● **Written problem**
Read the entries below and pull out each line with the string "this".

● **Recorded information**
######

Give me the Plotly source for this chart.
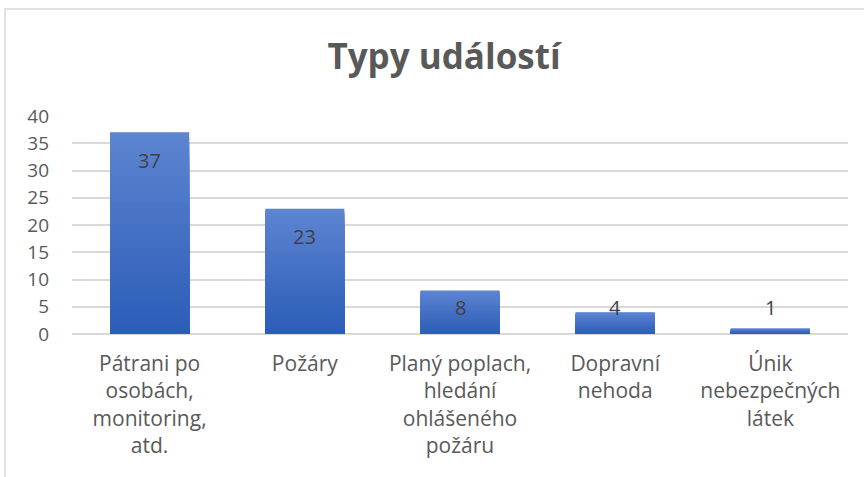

######

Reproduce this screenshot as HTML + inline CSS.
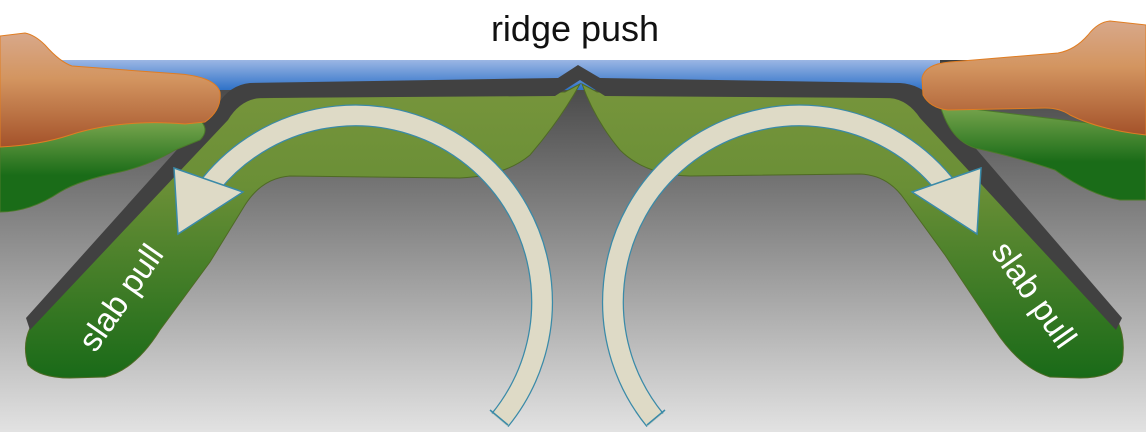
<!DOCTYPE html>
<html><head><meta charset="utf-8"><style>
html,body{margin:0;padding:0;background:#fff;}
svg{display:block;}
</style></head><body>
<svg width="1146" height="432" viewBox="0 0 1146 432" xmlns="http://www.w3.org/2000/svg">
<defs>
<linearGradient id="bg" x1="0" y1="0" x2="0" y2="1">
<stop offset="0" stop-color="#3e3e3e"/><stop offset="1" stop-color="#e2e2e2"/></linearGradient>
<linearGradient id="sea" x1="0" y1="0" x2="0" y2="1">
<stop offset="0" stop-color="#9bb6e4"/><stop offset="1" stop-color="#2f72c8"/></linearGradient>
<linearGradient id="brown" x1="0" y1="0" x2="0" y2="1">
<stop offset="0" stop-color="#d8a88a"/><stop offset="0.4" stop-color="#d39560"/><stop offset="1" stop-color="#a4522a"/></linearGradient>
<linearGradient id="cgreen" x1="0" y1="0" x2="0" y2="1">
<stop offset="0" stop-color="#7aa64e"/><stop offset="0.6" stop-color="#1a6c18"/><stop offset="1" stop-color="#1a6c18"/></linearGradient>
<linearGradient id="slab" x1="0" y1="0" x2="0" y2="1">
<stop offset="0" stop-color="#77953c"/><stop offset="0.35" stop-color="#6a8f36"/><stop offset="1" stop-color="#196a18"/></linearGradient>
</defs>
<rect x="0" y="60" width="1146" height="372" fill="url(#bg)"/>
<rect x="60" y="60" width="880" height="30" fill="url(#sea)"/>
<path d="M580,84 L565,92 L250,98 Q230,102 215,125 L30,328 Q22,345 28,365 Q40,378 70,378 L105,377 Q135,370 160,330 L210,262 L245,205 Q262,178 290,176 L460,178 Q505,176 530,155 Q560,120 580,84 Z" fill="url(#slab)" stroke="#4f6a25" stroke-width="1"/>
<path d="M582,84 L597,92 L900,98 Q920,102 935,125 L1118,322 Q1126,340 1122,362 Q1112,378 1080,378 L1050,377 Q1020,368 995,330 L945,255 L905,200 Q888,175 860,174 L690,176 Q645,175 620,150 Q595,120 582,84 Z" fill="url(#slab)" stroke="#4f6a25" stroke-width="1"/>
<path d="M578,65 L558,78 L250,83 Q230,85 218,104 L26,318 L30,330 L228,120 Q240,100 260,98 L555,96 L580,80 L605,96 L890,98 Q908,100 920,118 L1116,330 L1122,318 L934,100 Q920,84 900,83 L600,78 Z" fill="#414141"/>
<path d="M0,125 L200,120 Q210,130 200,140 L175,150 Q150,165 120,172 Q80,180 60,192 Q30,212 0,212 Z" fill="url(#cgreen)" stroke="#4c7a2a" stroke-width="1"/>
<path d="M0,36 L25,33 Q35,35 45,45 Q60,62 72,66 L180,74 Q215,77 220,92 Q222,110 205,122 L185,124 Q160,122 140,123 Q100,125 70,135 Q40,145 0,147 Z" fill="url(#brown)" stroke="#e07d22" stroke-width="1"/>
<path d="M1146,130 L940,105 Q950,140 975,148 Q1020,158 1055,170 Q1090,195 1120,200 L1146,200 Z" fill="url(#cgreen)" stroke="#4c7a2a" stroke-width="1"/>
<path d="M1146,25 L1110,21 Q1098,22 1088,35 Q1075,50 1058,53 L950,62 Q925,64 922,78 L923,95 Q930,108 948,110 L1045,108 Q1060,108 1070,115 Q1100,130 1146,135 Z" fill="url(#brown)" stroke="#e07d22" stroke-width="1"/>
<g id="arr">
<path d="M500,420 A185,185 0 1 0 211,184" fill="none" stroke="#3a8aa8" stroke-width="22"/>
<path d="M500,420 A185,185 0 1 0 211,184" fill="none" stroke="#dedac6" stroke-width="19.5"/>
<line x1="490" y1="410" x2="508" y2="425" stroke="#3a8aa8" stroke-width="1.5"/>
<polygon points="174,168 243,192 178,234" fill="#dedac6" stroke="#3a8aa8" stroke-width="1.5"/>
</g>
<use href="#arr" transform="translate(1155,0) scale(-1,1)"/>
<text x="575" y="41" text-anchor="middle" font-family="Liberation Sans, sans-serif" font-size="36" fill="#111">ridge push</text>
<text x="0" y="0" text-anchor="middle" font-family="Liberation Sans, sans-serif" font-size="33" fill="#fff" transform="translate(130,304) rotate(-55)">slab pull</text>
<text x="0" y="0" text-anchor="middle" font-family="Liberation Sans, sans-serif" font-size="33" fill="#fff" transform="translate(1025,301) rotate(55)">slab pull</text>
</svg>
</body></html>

######

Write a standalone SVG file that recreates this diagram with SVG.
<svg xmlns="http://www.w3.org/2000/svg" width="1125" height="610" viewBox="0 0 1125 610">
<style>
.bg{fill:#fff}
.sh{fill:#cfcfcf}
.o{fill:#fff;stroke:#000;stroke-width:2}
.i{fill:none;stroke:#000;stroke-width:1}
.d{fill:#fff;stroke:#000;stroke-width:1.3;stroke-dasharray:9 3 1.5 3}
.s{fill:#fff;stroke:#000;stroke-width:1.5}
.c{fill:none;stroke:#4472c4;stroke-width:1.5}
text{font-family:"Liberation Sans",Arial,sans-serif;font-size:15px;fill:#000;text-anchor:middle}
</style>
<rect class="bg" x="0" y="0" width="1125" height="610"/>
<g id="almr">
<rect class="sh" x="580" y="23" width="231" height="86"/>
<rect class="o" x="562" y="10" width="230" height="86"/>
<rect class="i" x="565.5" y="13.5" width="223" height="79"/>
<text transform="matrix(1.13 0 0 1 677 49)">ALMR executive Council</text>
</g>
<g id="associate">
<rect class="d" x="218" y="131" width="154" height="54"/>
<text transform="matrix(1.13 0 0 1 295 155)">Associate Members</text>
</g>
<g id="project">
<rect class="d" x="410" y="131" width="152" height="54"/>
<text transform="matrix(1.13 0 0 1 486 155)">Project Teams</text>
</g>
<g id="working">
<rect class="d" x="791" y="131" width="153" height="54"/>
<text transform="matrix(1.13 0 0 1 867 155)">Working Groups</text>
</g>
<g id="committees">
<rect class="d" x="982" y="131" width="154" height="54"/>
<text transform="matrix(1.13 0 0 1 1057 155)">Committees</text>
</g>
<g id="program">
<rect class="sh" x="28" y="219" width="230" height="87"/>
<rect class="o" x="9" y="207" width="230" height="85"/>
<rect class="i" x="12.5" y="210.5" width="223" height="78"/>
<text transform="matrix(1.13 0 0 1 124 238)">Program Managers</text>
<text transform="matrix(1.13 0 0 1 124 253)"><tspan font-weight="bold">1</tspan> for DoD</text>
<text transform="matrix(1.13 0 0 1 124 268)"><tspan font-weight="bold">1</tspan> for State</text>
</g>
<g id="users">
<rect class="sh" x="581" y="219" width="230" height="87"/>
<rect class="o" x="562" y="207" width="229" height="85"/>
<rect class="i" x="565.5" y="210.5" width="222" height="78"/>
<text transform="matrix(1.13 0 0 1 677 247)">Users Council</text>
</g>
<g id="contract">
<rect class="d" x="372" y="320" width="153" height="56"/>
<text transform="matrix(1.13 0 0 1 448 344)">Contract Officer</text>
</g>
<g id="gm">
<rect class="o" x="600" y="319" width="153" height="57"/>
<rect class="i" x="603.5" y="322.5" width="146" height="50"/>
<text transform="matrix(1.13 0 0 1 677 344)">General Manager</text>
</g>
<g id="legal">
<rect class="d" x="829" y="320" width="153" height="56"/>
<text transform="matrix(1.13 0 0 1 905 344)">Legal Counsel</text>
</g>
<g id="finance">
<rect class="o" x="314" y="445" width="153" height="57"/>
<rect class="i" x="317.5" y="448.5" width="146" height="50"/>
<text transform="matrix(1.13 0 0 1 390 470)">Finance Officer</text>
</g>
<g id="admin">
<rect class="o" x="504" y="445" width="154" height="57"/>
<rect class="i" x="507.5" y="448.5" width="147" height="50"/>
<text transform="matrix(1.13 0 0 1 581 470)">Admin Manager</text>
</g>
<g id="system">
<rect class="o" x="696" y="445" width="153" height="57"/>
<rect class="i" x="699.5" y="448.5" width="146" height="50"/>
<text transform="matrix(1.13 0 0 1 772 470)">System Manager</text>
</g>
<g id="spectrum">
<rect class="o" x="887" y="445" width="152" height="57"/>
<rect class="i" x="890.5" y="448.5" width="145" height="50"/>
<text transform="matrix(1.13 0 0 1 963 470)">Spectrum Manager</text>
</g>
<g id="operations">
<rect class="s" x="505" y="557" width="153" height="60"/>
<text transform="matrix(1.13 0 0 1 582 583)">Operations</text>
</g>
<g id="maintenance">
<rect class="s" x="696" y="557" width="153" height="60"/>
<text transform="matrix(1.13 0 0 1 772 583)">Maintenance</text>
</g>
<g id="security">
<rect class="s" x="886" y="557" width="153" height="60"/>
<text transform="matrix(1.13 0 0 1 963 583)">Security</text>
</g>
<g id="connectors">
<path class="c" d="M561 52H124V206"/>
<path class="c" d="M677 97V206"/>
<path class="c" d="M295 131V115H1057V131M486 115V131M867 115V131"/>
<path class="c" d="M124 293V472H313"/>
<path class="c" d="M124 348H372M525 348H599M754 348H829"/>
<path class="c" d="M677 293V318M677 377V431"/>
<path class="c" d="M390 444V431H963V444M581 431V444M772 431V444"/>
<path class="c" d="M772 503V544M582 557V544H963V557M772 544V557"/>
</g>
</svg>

######

● **Result below**
Give me the Plotly source for this chart.
Reproduce this screenshot as HTML + inline CSS.
Write a standalone SVG file that recreates this diagram with SVG.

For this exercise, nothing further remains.